La città di Firenze conferma ancora una volta di essere in grado di svolgere un ruolo di primissimo piano nell’ambito della promozione dell’arte contemporanea a livello internazionale nonché un ruolo di stimolo del dialogo tra passato, presente e futuro. Questa volta lo fa coinvolgendo uno dei maggiori pittori al mondo, probabilmente il più talentuoso e originale: Glenn Brown.

L’artista inglese espone le proprie opere (circa 30 pezzi tra i quali dipinti, disegni e sculture, alcune delle quali realizzate per l’occasione) all’interno del Museo Bardini accanto alle opere appartenenti alla famosissima collezione di Stefano Bardini, celeberrimo antiquario e collezionista d’arte del XIX e primo XX secolo. Una collezione, quella di Bardini, che comprende diversi capolavori dell’arte medievale e rinascimentale tra i quali la Carità di Tino da Camaino e la Madonna dei Cordai di Donatello, il Crocifisso di Bernardo Daddi, il San Michele Arcangelo del Pollaiolo e l’Atlante del Guercino oltre a straordinari disegni del Tiepolo e del Piazzetta.

In questo contesto le opere di Brown non sono affatto fuori luogo ma anzi sono parte integrante della collezione perché la pratica artistica di Brown non ha nulla da invidiare ai grandi maestri rinascimentali. Recuperando immagini del repertorio classico, infatti, Glenn Brown utilizza il suo virtuosismo per dare nuova vita a quelle immagini, a quel repertorio così familiare ma allo stesso tempo così distante nel tempo. Quelle minuziose pennellate sembrano quasi corrodere la tela e le immagini cui fanno riferimento, esprimendo pienamente quelle tendenze fortemente contemporanee di rottura dei confini, dei canoni, dei limiti.

Viviamo in una situazione/condizione magmatica che non sappiamo ancora bene quale forma prenderà nel breve così come nel lungo periodo.

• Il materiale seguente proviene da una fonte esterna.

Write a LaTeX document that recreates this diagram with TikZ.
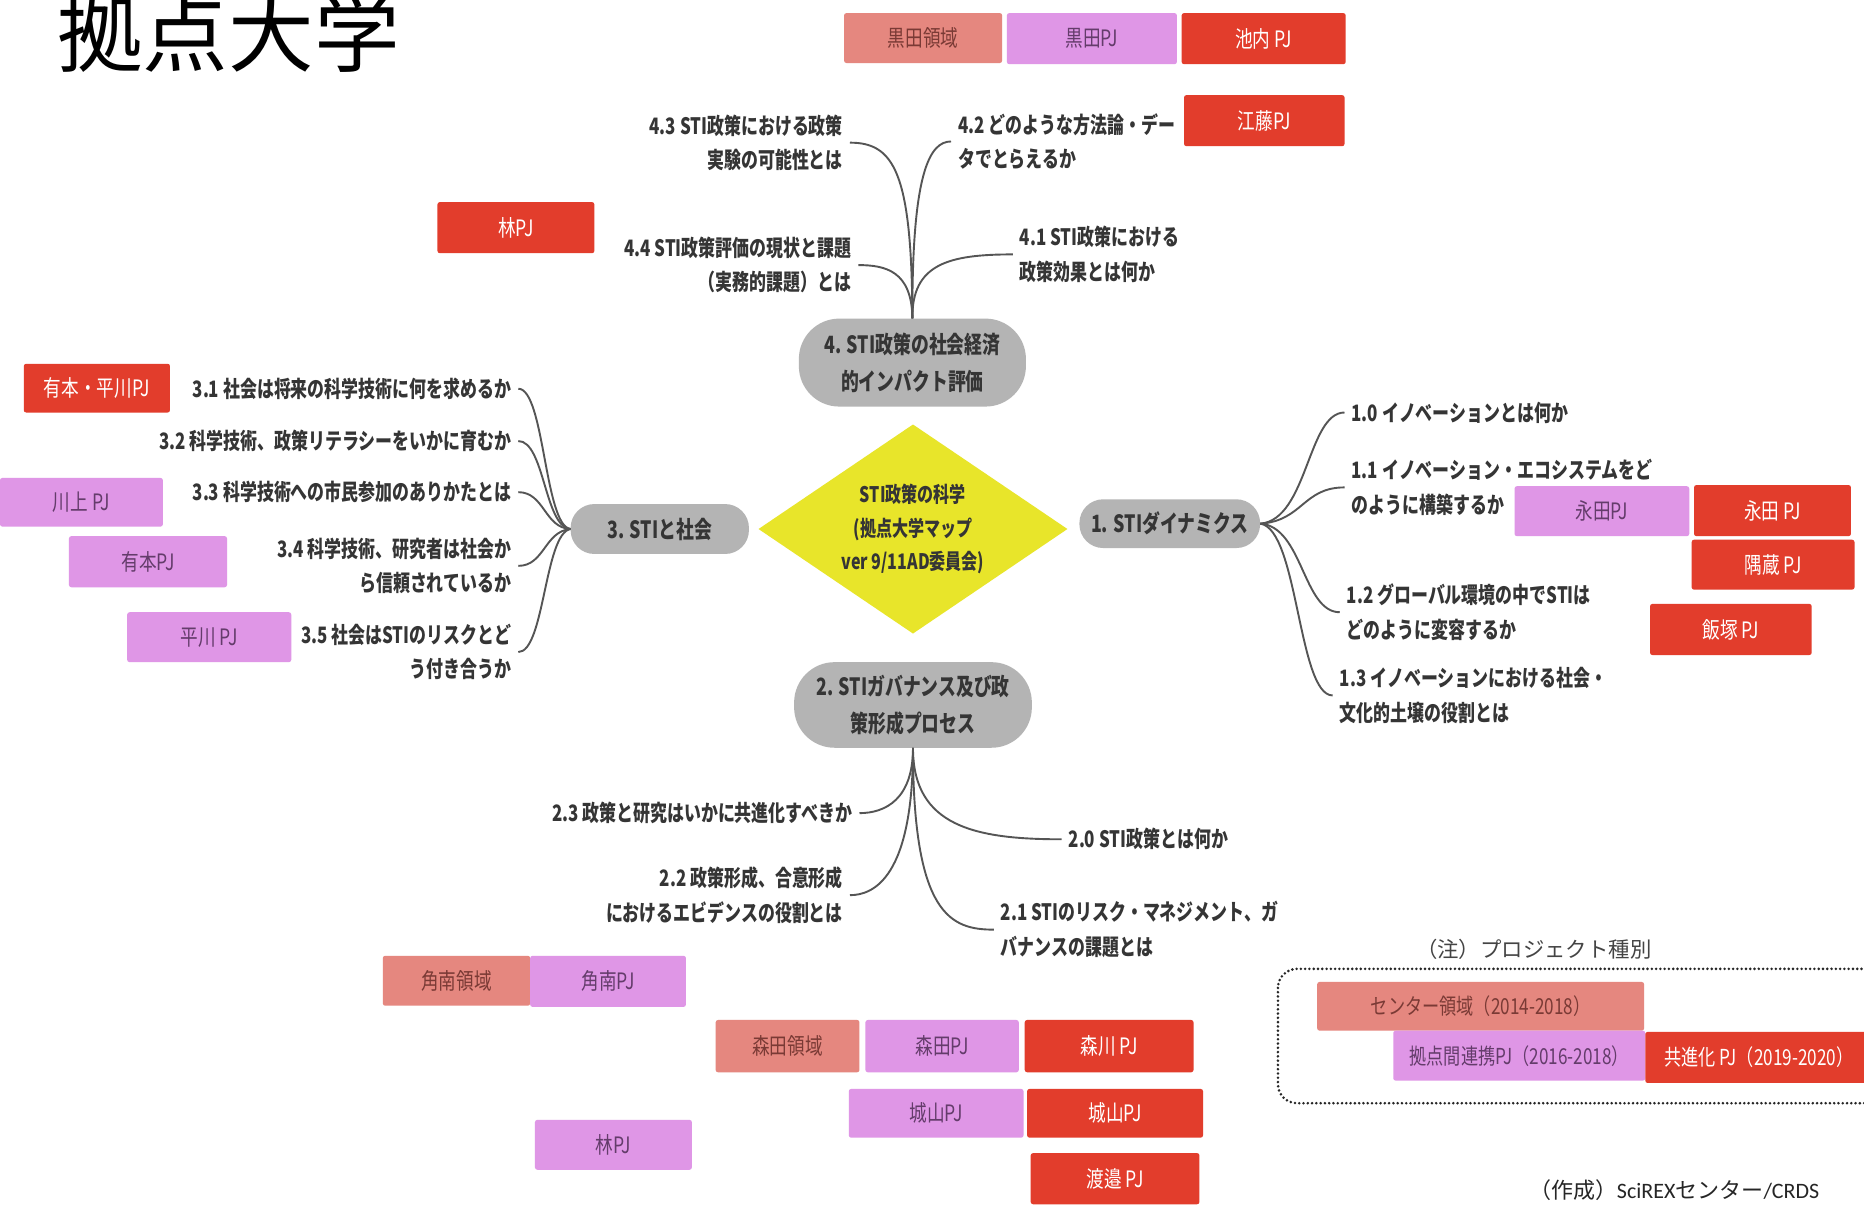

Questa stessa condizione è presente nelle opere di Glenn Brown. Opere che sono allo stesso tempo belle e grottesche, ammalianti e spaventose, razionali e irrazionali. Una coesistenza di opposti dove gli opposti né si attraggono né si respingono. Convivono in modo armonico, originale, innovativo innovando anche il nostro approcciarci al passato, al presente, al futuro. Francesco Bonami anni fa definì Glenn Brown un chirurgo plastico della pittura in quanto con la sua pittura è capace dare nuova linfa ai capolavori dell’arte, capolavori che invecchiano e che hanno bisogno di un “lifting”. Lifting che però non è da considerarsi come mero “restauro” perché altrimenti ci ritroveranno di fronte a un bravissimo tecnico e non a un artista.

Brown invece come un moderno Dioniso porta con sé la gioia della rinascita primaverile, la vigorosa sovrabbondanza estiva, il buio e il silenzio delle giornate invernali. Come il demiurgo platonico plasma e vivifica la natura preesistente dandole nuova forma, a volte ne percepiamo anche l’anima. Maurits Escher diceva “colui che cerca con curiosità scopre che questa di per sé è una meraviglia” e forse questi sono i due elementi principali di questa mostra: solleticare la nostra curiosità per andare oltre l’ordinarietà, alimentare il nostro senso del meraviglioso per andare oltre i limiti del possibile, del conosciuto, dell’esistente. Uno stimolo in più per accendere quella scintilla capace di generare in noi meraviglia, quella meraviglia che è la base della filosofia e del sapere, e che è la sola capace di rivoluzionare l’esistente.